Martin tried to pass the issue off as an attack on Fraser's integrity.

But the offering of future openness didn't stop opposition politicians from all parties to use the House of Commons' Question Period to continue to attack on the CSL issue for the second straight day.

However, the attacks appeared to be losing steam.

At one point, Hill, acting leader of the Conservative Party, yelled, "why doesn't he simply do that - telephone the boys?"

When he entered cabinet, Martin had CSL put into a blind trust.

Last summer, he gave the company to his sons. Hill was referring to them.

Jacques Saada, leader of the Government in the House of Commons, said to do so would violate conflict of interest rules.

Records released last week show the holding company received more than $160 million in government money between 1993 and 2002. That's about 1,000 times more than the $137,000 the Liberal government previously reported.

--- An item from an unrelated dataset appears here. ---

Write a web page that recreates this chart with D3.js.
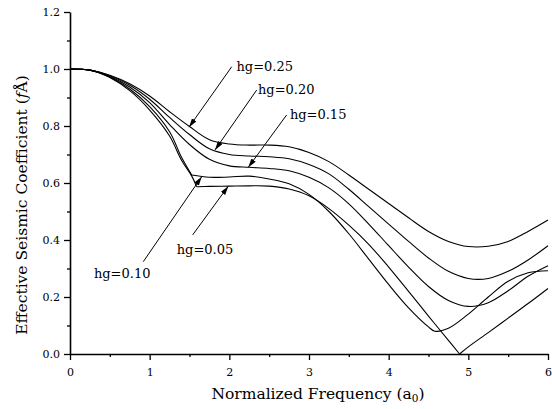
<!DOCTYPE html>
<html>
<head>
<meta charset="utf-8">
<script src="https://cdn.jsdelivr.net/npm/d3@7"></script>
<style>
  body { margin: 0; background: #fff; }
  svg text { font-family: "DejaVu Serif", "Liberation Serif", serif; fill: #000; }
</style>
</head>
<body>
<svg id="chart" width="552" height="409"></svg>
<script>
// Effective seismic coefficient vs. normalized frequency, one curve per hg value.
const hgValues = ["0.25", "0.20", "0.15", "0.10", "0.05"];

const freq25 = [0, 0.25, 0.5, 0.75, 1, 1.25, 1.5, 1.75, 2, 2.25, 2.5, 2.75, 3, 3.25, 3.5, 3.75, 4, 4.25, 4.5, 4.75, 5, 5.25, 5.5, 5.75, 6];
const coef25 = [1.0, 0.996, 0.978, 0.948, 0.905, 0.85, 0.798, 0.752, 0.737, 0.733, 0.733, 0.727, 0.707, 0.675, 0.628, 0.578, 0.528, 0.478, 0.43, 0.395, 0.377, 0.378, 0.395, 0.43, 0.47];

const freq20 = [0, 0.25, 0.5, 0.75, 1, 1.25, 1.5, 1.75, 2, 2.25, 2.5, 2.75, 3, 3.25, 3.5, 3.75, 4, 4.25, 4.5, 4.75, 5, 5.25, 5.5, 5.75, 6];
const coef20 = [1.0, 0.996, 0.976, 0.943, 0.894, 0.83, 0.77, 0.72, 0.70, 0.695, 0.692, 0.685, 0.665, 0.632, 0.578, 0.517, 0.456, 0.395, 0.337, 0.29, 0.265, 0.265, 0.29, 0.33, 0.38];

const freq15 = [0, 0.25, 0.5, 0.75, 1, 1.25, 1.5, 1.75, 2, 2.25, 2.5, 2.75, 3, 3.25, 3.5, 3.75, 4, 4.25, 4.5, 4.75, 5, 5.25, 5.5, 5.75, 6];
const coef15 = [1.0, 0.996, 0.974, 0.937, 0.882, 0.805, 0.735, 0.683, 0.66, 0.655, 0.651, 0.643, 0.62, 0.583, 0.527, 0.456, 0.38, 0.305, 0.237, 0.188, 0.167, 0.18, 0.222, 0.273, 0.31];

const freq10 = [0, 0.25, 0.5, 0.75, 1, 1.25, 1.4, 1.527, 1.75, 2, 2.25, 2.5, 2.75, 3, 3.25, 3.5, 3.75, 4, 4.25, 4.5, 4.58, 4.75, 5, 5.25, 5.5, 5.75, 6];
const coef10 = [1.0, 0.996, 0.972, 0.93, 0.868, 0.78, 0.69, 0.628, 0.62, 0.621, 0.624, 0.614, 0.597, 0.56, 0.5, 0.422, 0.333, 0.244, 0.162, 0.095, 0.08, 0.09, 0.14, 0.2, 0.255, 0.285, 0.292];
const kinks10 = [1.527];

const freq05 = [0, 0.25, 0.5, 0.75, 1, 1.25, 1.4, 1.527, 1.59, 1.75, 2, 2.25, 2.5, 2.75, 3, 3.25, 3.5, 3.75, 4, 4.25, 4.5, 4.75, 4.89, 5, 5.25, 5.5, 5.75, 6];
const coef05 = [1.0, 0.996, 0.97, 0.924, 0.856, 0.765, 0.68, 0.625, 0.587, 0.588, 0.589, 0.59, 0.589, 0.579, 0.555, 0.51, 0.452, 0.385, 0.305, 0.22, 0.133, 0.048, 0.0, 0.025, 0.075, 0.126, 0.177, 0.23];
const kinks05 = [1.59, 4.89];

const xTicks = [0, 1, 2, 3, 4, 5, 6];
const yTicks = [0.0, 0.2, 0.4, 0.6, 0.8, 1.0, 1.2];

const series = [
  { hg: hgValues[0], x: freq25, y: coef25, kinks: [] },
  { hg: hgValues[1], x: freq20, y: coef20, kinks: [] },
  { hg: hgValues[2], x: freq15, y: coef15, kinks: [] },
  { hg: hgValues[3], x: freq10, y: coef10, kinks: kinks10 },
  { hg: hgValues[4], x: freq05, y: coef05, kinks: kinks05 }
];

// Callouts: label anchor, leader start and arrow tip, all in data units.
const callouts = [
  { hg: hgValues[0], label: [2.09, 0.993], from: [2.03, 1.008], to: [1.494, 0.796] },
  { hg: hgValues[1], label: [2.36, 0.912], from: [2.343, 0.926], to: [1.82, 0.716] },
  { hg: hgValues[2], label: [2.76, 0.825], from: [2.72, 0.839], to: [2.238, 0.655] },
  { hg: hgValues[3], label: [0.30, 0.267], from: [0.92, 0.324], to: [1.653, 0.622] },
  { hg: hgValues[4], label: [1.34, 0.350], from: [1.54, 0.418], to: [1.987, 0.589] }
];

const svg = d3.select("#chart");
const x = d3.scaleLinear().domain([0, 6]).range([70, 548]);
const y = d3.scaleLinear().domain([0, 1.2]).range([354, 12]);

// Minor ticks
svg.append("g")
  .attr("transform", "translate(0,354)")
  .call(d3.axisBottom(x).tickValues(d3.range(0.5, 6, 1)).tickSize(3).tickSizeOuter(0).tickFormat(""))
  .call(g => g.select(".domain").remove())
  .call(g => g.selectAll("line").attr("stroke", "#000").attr("stroke-width", 1.3));
svg.append("g")
  .attr("transform", "translate(70,0)")
  .call(d3.axisLeft(y).tickValues(d3.range(0.1, 1.2, 0.2)).tickSize(3).tickSizeOuter(0).tickFormat(""))
  .call(g => g.select(".domain").remove())
  .call(g => g.selectAll("line").attr("stroke", "#000").attr("stroke-width", 1.3));

// Major axes
const xAxis = svg.append("g")
  .attr("transform", "translate(0,354)")
  .call(d3.axisBottom(x).tickValues(xTicks).tickSize(6).tickSizeOuter(0).tickPadding(8).tickFormat(d3.format("d")));
const yAxis = svg.append("g")
  .attr("transform", "translate(70,0)")
  .call(d3.axisLeft(y).tickValues(yTicks).tickSize(6).tickSizeOuter(0).tickPadding(4).tickFormat(d3.format(".1f")));
[xAxis, yAxis].forEach(g => {
  g.select(".domain").attr("stroke", "#000").attr("stroke-width", 1.6);
  g.selectAll(".tick line").attr("stroke", "#000").attr("stroke-width", 1.3);
  g.selectAll(".tick text").attr("font-family", "DejaVu Serif").attr("font-size", 11).attr("fill", "#000");
});

// Curves, split at corner points so the corners stay sharp
const line = d3.line().x(d => x(d[0])).y(d => y(d[1])).curve(d3.curveCatmullRom.alpha(0.5));
const curves = svg.append("g").attr("fill", "none").attr("stroke", "#000").attr("stroke-width", 1.1);
series.forEach(s => {
  const pts = s.x.map((a, i) => [a, s.y[i]]);
  const cuts = [0, ...s.kinks.map(k => s.x.indexOf(k)), pts.length - 1];
  for (let i = 0; i < cuts.length - 1; i++) {
    curves.append("path").attr("d", line(pts.slice(cuts[i], cuts[i + 1] + 1)));
  }
});

// Arrow callouts
svg.append("defs").append("marker")
  .attr("id", "arrow").attr("viewBox", "0 0 10 6").attr("refX", 10).attr("refY", 3)
  .attr("markerWidth", 9).attr("markerHeight", 5.5).attr("markerUnits", "userSpaceOnUse")
  .attr("orient", "auto")
  .append("path").attr("d", "M0,0L10,3L0,6Z").attr("fill", "#000");
const notes = svg.append("g");
callouts.forEach(c => {
  notes.append("line")
    .attr("x1", x(c.from[0])).attr("y1", y(c.from[1]))
    .attr("x2", x(c.to[0])).attr("y2", y(c.to[1]))
    .attr("stroke", "#000").attr("stroke-width", 1).attr("marker-end", "url(#arrow)");
  notes.append("text")
    .attr("x", x(c.label[0])).attr("y", y(c.label[1]))
    .attr("font-size", 13).text("hg=" + c.hg);
});

// Axis titles
svg.append("text")
  .attr("x", 318).attr("y", 399).attr("text-anchor", "middle").attr("font-size", 15.5)
  .call(t => {
    t.append("tspan").text("Normalized Frequency (a");
    t.append("tspan").attr("font-size", 10.5).attr("dy", 3).text("0");
    t.append("tspan").attr("dy", -3).text(")");
  });
svg.append("text")
  .attr("transform", "translate(27,205) rotate(-90)")
  .attr("text-anchor", "middle").attr("font-size", 15.5)
  .call(t => {
    t.append("tspan").text("Effective Seismic Coefficient (");
    t.append("tspan").attr("font-style", "italic").text("f");
    t.append("tspan").text("Å)");
  });
</script>
</body>
</html>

Martin has said he knew right away that the first figure offered last year was wrong.

"For 15 years, the Prime Minister has been telling Canadians for 15 years that he wasn't involved in the running of his own steamship company. Why did he later admit he had 12 meetings with the ethics counsellor?" asked Peter MacKay, the former Progressive Conservative leader.

"That number later rose to 33," he said, noting Martin seemed to know the $137,000 figure was wrong.

"If he was adhering to the blind trust rules, how did he know?"

Saada would only say the tables and other related information are on his website.

Any mistakes made were of an "administrative nature," he said.

CTV Newsnet's Mike Duffy noted Saada has become Martin's main defender on this issue in the House of Commons.

The opposition was following a standard tactic by concentrating on one issue where Martin could be vulnerable, he said.

But when the opposition gets into arcane bits like how contract numbers were rounded, "it's certainly going to put us to sleep in the journalism group, I don't know how it will play with the general public," he said.